Highest Dutch court apologises to childcare benefit scandal victims

Photo: Wikimedia Commons

The Netherlands’ highest court, the Raad van State, has apologised to victims of the childcare benefit scandal, saying it had taken the ‘all or nothing’ approach to even minor infringements of the law for far too long.

‘We apologise to parents who ended up in difficulty because we took a strict line for too long,’ Bart Jan van Ettekoven, chairman of the court’s administrative law department, said in a statement. ‘We should have offered these parents better legal protection.’

Tens of thousands of Dutch parents were incorrectly accused of fraud and unjustly ordered to pay back thousands of euros in historic childcare benefit by the Dutch tax office.

On Thursday, Aleid Wolfsen, chairman of the Dutch privacy watchdog AP, told broadcaster NOS that Council of State rulings against victims of the childcare benefits scandal were ‘of an unprecedented seriousness.’

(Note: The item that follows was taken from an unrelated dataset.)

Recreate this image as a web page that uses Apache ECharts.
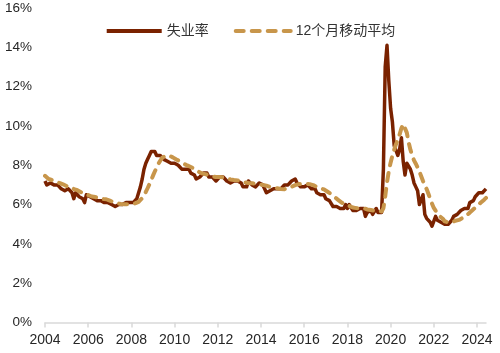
<!DOCTYPE html>
<html>
<head>
<meta charset="utf-8">
<script src="https://cdn.jsdelivr.net/npm/echarts@6/dist/echarts.min.js"></script>
<style>
html,body{margin:0;padding:0;background:#fff;}
#chart{width:500px;height:353px;}
</style>
</head>
<body>
<div id="chart"></div>
<script>
// Monthly categories: 2004-07 .. 2024-12
const startYear = 2004, startMonth = 7, monthCount = 246;
const months = [];
for (let i = 0; i < monthCount; i++) {
  const m = startMonth - 1 + i;
  const y = startYear + Math.floor(m / 12);
  const mm = (m % 12) + 1;
  months.push(y + '-' + (mm < 10 ? '0' + mm : mm));
}

const seriesNames = ['失业率', '12个月移动平均'];

// Unemployment rate (%), monthly from 2004-07
const unemploymentRate = [
  7.2, 7.0, 6.9, 7.1, 7.2, 7.0,
  7.0, 7.0, 6.9, 6.8, 6.9, 6.7, 6.8, 6.8, 6.7, 6.6, 6.3, 6.6,
  6.6, 6.4, 6.4, 6.3, 6.1, 6.5, 6.4, 6.4, 6.3, 6.3, 6.3, 6.2,
  6.3, 6.2, 6.1, 6.1, 6.1, 6.1, 6.0, 6.0, 5.9, 5.9, 6.0, 6.0,
  6.0, 6.0, 6.1, 6.1, 6.1, 6.1, 6.1, 6.1, 6.2, 6.3, 6.6, 6.9,
  7.3, 7.8, 8.1, 8.3, 8.5, 8.7, 8.8, 8.7, 8.5, 8.6, 8.5, 8.6,
  8.3, 8.3, 8.2, 8.2, 8.1, 8.0, 8.1, 8.1, 8.0, 8.0, 7.8, 7.8,
  7.8, 7.8, 7.8, 7.6, 7.5, 7.5, 7.3, 7.4, 7.4, 7.4, 7.6, 7.5,
  7.6, 7.4, 7.3, 7.4, 7.3, 7.2, 7.3, 7.4, 7.3, 7.4, 7.3, 7.2,
  7.1, 7.1, 7.2, 7.2, 7.1, 7.2, 7.2, 7.1, 6.9, 7.0, 6.9, 7.2,
  7.1, 7.0, 6.9, 6.9, 7.0, 7.1, 7.0, 7.0, 6.8, 6.6, 6.7, 6.7,
  6.7, 6.8, 6.8, 6.8, 6.8, 6.8, 6.8, 7.0, 7.1, 7.0, 7.1, 7.2,
  7.2, 7.3, 7.1, 7.1, 6.9, 6.8, 6.9, 7.0, 7.0, 6.9, 6.8, 6.9,
  6.8, 6.6, 6.7, 6.5, 6.6, 6.5, 6.3, 6.2, 6.2, 6.3, 5.9, 5.8,
  5.9, 5.8, 5.8, 5.8, 5.8, 6.0, 5.8, 6.0, 5.9, 5.7, 5.6, 5.7,
  5.8, 5.8, 5.9, 5.8, 5.4, 5.6, 5.7, 5.7, 5.5, 5.6, 5.8, 5.6,
  5.6, 5.6, 7.8, 13.0, 14.1, 12.3, 10.9, 10.2, 9.0, 8.9, 8.5, 8.8,
  9.4, 8.2, 7.5, 8.1, 8.2, 7.8, 7.5, 7.1, 6.9, 6.7, 6.0, 5.9,
  6.5, 5.5, 5.3, 5.2, 5.1, 4.9, 4.9, 5.4, 5.2, 5.2, 5.1, 5.0,
  5.0, 5.1, 5.0, 5.1, 5.2, 5.4, 5.5, 5.5, 5.5, 5.7, 5.8, 5.8,
  5.7, 5.8, 6.1, 6.1, 6.2, 6.4, 6.4, 6.6, 6.5, 6.6, 6.6, 6.8
];

// 12-month moving average (%), monthly from 2004-07
const movingAvg12 = [
  7.46, 7.38, 7.30, 7.26, 7.24, 7.21,
  7.18, 7.14, 7.10, 7.06, 7.03, 6.98, 6.94, 6.93, 6.91, 6.87, 6.79, 6.76,
  6.73, 6.68, 6.63, 6.59, 6.53, 6.51, 6.48, 6.44, 6.41, 6.38, 6.38, 6.35,
  6.33, 6.31, 6.28, 6.27, 6.27, 6.23, 6.20, 6.17, 6.13, 6.10, 6.08, 6.06,
  6.03, 6.02, 6.02, 6.02, 6.02, 6.02, 6.03, 6.03, 6.06, 6.09, 6.14, 6.22,
  6.33, 6.48, 6.64, 6.83, 7.03, 7.24, 7.47, 7.68, 7.88, 8.07, 8.23, 8.37,
  8.45, 8.49, 8.50, 8.49, 8.46, 8.40, 8.34, 8.29, 8.25, 8.20, 8.14, 8.08,
  8.03, 7.99, 7.96, 7.91, 7.86, 7.82, 7.75, 7.69, 7.64, 7.59, 7.58, 7.55,
  7.53, 7.50, 7.46, 7.44, 7.43, 7.40, 7.40, 7.40, 7.39, 7.39, 7.37, 7.34,
  7.30, 7.28, 7.27, 7.25, 7.23, 7.23, 7.23, 7.20, 7.17, 7.13, 7.10, 7.10,
  7.10, 7.09, 7.07, 7.04, 7.03, 7.03, 7.01, 7.00, 6.99, 6.96, 6.94, 6.90,
  6.87, 6.85, 6.84, 6.83, 6.82, 6.79, 6.78, 6.78, 6.80, 6.83, 6.87, 6.91,
  6.95, 6.99, 7.02, 7.04, 7.05, 7.05, 7.06, 7.06, 7.05, 7.04, 7.02, 6.99,
  6.96, 6.90, 6.87, 6.82, 6.79, 6.77, 6.72, 6.65, 6.58, 6.53, 6.46, 6.37,
  6.29, 6.23, 6.15, 6.09, 6.03, 5.98, 5.94, 5.93, 5.90, 5.85, 5.83, 5.82,
  5.81, 5.81, 5.82, 5.82, 5.78, 5.75, 5.74, 5.72, 5.68, 5.68, 5.69, 5.68,
  5.67, 5.65, 5.81, 6.41, 7.13, 7.69, 8.13, 8.50, 8.79, 9.07, 9.29, 9.56,
  9.88, 10.09, 10.07, 9.66, 9.17, 8.79, 8.51, 8.25, 8.08, 7.89, 7.68, 7.44,
  7.20, 6.98, 6.79, 6.55, 6.29, 6.05, 5.83, 5.69, 5.55, 5.43, 5.35, 5.28,
  5.15, 5.12, 5.09, 5.08, 5.09, 5.13, 5.18, 5.19, 5.22, 5.26, 5.32, 5.38,
  5.44, 5.50, 5.59, 5.68, 5.76, 5.84, 5.92, 6.01, 6.09, 6.17, 6.25, 6.34
];

const yMin = 0, yMax = 16, yStep = 2;

const FONT = "'Liberation Sans', Arial, 'Noto Sans CJK SC', sans-serif";
const chart = echarts.init(document.getElementById('chart'), null, {renderer: 'canvas'});
chart.setOption({
  animation: false,
  backgroundColor: '#ffffff',
  grid: {left: 45, right: 14, top: 8, bottom: 30.5, containLabel: false},
  legend: {
    data: seriesNames,
    top: 19,
    left: 'center',
    itemWidth: 55,
    itemHeight: 14,
    itemGap: 25,
    itemStyle: {opacity: 0},
    lineStyle: {width: 4},
    textStyle: {fontSize: 14, color: '#333', fontFamily: FONT}
  },
  xAxis: {
    type: 'category',
    data: months,
    boundaryGap: false,
    axisLine: {show: true, lineStyle: {color: '#d9d9d9', width: 1.5}},
    axisTick: {show: true, length: 5, interval: 23, lineStyle: {color: '#d9d9d9', width: 1.5}},
    axisLabel: {
      interval: 23,
      margin: 11,
      fontSize: 14,
      color: '#262626',
      fontFamily: FONT,
      formatter: v => v.slice(0, 4)
    },
    splitLine: {show: false}
  },
  yAxis: {
    type: 'value',
    min: yMin, max: yMax, interval: yStep,
    axisLine: {show: false},
    axisTick: {show: false},
    splitLine: {show: false},
    axisLabel: {
      formatter: '{value}%',
      fontSize: 13.5,
      color: '#262626',
      margin: 13,
      fontFamily: FONT
    }
  },
  series: [
    {
      name: seriesNames[0],
      type: 'line',
      data: unemploymentRate,
      symbol: 'none',
      lineStyle: {color: '#7A2200', width: 3.5, join: 'round'},
      itemStyle: {color: '#7A2200'}
    },
    {
      name: seriesNames[1],
      type: 'line',
      data: movingAvg12,
      symbol: 'none',
      lineStyle: {color: '#C8964B', width: 4, type: [8, 8], cap: 'round', join: 'round'},
      itemStyle: {color: '#C8964B'}
    }
  ]
});
</script>
</body>
</html>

He said that the highest administrative court apparently never noticed that the cases largely concerned people with dual nationalities. ‘This is about such a large mass [of people] that if you haven’t noticed it, then there is something wrong with your perceptive capacities,’ he said.

‘If you [do not protect people against discrimination], you are participating in discriminating against people. That means you are also culpable.’

Disproportional

Between 2004 and 2019, thousands of parents had their childcare benefits stopped and were ordered to repay every penny ever received, sometimes due to the smallest mistakes.

Many were labelled fraudsters, and their details shared across government departments, with devastating consequences for their financial, personal and children’s wellbeing. After a blistering commission report, and the fall of the Dutch government in January,  some 15,000 people have had €30,000 in compensation and thousands are still waiting for their individual cases to be assessed.